**Dataset records:**
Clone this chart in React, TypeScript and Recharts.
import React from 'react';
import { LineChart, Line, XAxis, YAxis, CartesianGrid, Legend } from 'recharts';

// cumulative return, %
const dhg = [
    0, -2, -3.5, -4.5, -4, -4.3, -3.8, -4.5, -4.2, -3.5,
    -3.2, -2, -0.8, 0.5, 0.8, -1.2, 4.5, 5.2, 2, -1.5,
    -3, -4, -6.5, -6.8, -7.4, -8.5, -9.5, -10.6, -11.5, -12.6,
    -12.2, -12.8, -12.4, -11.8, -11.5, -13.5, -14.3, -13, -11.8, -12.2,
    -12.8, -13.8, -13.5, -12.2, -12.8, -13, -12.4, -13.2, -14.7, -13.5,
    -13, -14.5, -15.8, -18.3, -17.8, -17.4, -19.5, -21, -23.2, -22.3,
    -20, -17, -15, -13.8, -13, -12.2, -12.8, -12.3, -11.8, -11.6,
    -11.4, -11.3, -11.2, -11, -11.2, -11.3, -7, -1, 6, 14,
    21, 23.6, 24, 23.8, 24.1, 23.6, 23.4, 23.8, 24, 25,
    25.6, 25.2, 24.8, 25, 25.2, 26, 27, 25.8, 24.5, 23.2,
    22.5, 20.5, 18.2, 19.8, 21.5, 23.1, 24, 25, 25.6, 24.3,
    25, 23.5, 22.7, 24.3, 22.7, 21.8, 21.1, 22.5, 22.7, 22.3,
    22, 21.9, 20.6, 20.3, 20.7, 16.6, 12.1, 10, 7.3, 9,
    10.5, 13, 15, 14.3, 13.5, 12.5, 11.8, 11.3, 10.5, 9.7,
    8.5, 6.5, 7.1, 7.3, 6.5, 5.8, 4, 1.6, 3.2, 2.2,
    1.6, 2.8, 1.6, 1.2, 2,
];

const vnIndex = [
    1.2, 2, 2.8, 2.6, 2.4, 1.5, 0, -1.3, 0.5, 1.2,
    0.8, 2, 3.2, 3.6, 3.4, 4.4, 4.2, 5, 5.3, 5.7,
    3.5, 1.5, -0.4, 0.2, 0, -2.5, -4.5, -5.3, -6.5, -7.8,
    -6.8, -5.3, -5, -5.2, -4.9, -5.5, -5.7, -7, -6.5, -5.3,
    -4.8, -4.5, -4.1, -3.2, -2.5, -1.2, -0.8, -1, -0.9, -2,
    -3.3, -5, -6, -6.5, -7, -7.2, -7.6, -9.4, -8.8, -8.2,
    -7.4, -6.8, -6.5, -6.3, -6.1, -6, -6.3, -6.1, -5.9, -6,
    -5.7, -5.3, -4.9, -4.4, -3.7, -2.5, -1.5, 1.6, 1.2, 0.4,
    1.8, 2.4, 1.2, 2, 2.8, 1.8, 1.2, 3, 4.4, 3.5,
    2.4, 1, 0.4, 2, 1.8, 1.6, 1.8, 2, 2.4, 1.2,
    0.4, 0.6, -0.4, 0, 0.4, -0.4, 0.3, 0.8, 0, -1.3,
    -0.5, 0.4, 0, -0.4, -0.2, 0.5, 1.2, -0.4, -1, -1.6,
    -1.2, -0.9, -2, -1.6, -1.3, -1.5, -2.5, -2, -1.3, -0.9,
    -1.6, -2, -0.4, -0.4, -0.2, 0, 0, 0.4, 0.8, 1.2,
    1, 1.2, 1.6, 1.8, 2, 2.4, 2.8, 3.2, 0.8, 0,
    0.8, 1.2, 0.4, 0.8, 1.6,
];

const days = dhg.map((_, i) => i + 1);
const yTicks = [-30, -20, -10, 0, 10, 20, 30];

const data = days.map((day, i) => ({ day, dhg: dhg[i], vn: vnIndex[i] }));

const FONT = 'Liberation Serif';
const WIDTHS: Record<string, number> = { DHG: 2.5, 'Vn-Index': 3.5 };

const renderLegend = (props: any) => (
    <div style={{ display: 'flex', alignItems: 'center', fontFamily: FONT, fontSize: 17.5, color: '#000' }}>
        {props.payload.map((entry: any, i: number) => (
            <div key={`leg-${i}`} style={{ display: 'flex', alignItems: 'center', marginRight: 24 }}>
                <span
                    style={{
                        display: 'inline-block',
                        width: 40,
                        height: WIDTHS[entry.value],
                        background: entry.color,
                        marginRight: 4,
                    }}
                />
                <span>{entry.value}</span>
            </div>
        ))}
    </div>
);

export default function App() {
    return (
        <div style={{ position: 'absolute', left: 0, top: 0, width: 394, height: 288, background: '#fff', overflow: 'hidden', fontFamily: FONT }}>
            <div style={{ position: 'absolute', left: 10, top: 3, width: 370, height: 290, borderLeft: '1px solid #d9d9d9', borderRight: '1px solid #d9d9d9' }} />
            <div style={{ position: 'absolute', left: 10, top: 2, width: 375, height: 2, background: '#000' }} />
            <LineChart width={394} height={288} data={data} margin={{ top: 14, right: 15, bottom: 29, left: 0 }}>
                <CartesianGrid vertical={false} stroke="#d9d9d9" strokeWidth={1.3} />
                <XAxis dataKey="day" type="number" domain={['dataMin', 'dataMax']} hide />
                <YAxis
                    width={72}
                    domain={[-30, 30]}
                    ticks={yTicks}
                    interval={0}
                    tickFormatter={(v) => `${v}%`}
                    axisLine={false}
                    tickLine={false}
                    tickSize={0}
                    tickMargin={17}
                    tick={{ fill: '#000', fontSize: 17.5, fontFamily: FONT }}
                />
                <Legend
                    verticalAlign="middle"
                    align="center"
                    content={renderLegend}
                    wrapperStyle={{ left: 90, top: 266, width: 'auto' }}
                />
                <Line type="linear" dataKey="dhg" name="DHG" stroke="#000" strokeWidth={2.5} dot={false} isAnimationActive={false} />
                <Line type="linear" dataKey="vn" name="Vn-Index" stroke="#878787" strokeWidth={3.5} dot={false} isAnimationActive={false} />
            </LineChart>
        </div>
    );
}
--
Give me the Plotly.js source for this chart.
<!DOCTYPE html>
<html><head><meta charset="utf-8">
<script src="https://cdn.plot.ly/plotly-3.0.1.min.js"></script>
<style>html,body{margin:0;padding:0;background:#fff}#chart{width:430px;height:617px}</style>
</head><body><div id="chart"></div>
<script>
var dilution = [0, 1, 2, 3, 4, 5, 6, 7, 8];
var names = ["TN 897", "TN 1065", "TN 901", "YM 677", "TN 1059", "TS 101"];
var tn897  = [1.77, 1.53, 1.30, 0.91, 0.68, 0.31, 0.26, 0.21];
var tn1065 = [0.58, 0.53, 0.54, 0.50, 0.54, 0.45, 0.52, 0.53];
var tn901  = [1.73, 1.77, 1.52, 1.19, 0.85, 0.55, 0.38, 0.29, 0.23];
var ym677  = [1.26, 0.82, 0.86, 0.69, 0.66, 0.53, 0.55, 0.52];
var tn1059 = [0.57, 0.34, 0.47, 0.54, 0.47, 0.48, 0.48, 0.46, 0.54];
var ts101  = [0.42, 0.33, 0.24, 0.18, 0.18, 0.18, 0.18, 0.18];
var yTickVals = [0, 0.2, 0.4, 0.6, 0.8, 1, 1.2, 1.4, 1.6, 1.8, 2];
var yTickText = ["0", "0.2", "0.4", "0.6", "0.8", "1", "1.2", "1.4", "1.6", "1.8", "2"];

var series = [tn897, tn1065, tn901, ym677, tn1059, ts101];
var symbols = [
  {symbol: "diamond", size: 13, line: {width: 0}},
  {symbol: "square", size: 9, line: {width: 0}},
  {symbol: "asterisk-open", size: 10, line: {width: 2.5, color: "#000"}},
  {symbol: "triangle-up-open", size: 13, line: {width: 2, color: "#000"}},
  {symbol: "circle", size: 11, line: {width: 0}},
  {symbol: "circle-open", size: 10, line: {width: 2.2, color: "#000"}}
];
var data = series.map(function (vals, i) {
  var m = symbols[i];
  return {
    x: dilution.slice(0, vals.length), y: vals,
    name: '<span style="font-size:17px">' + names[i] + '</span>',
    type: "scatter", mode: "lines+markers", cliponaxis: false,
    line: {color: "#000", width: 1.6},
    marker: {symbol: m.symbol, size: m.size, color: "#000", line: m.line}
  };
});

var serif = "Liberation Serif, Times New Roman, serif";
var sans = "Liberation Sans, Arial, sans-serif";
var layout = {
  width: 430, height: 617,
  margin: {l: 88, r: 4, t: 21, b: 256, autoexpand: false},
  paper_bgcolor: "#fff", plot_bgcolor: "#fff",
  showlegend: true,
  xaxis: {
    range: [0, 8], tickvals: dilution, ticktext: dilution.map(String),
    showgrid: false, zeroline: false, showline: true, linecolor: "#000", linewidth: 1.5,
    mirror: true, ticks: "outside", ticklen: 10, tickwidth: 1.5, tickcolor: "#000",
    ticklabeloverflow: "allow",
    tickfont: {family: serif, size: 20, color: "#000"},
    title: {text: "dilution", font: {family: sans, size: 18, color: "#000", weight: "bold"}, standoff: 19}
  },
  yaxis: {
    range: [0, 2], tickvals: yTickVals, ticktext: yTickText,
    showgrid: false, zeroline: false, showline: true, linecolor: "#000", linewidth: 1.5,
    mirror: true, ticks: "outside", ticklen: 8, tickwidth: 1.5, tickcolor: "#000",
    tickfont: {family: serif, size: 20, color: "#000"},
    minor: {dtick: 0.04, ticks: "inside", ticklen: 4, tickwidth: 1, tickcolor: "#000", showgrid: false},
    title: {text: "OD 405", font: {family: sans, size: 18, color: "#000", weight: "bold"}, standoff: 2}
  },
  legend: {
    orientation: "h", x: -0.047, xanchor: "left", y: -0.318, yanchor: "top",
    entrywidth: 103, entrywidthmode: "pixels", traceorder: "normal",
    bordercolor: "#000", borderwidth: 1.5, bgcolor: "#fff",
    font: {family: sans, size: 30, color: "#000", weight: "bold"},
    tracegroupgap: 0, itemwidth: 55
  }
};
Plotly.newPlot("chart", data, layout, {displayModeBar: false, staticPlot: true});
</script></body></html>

**Written instruction:** Everything from the line containing "Clone this chart" down to the line containing "YAxis, CartesianGrid, Legend" should be retyped exactly, both lines included, and nothing more.

**Result of the task:**
Clone this chart in React, TypeScript and Recharts.
import React from 'react';
import { LineChart, Line, XAxis, YAxis, CartesianGrid, Legend } from 'recharts';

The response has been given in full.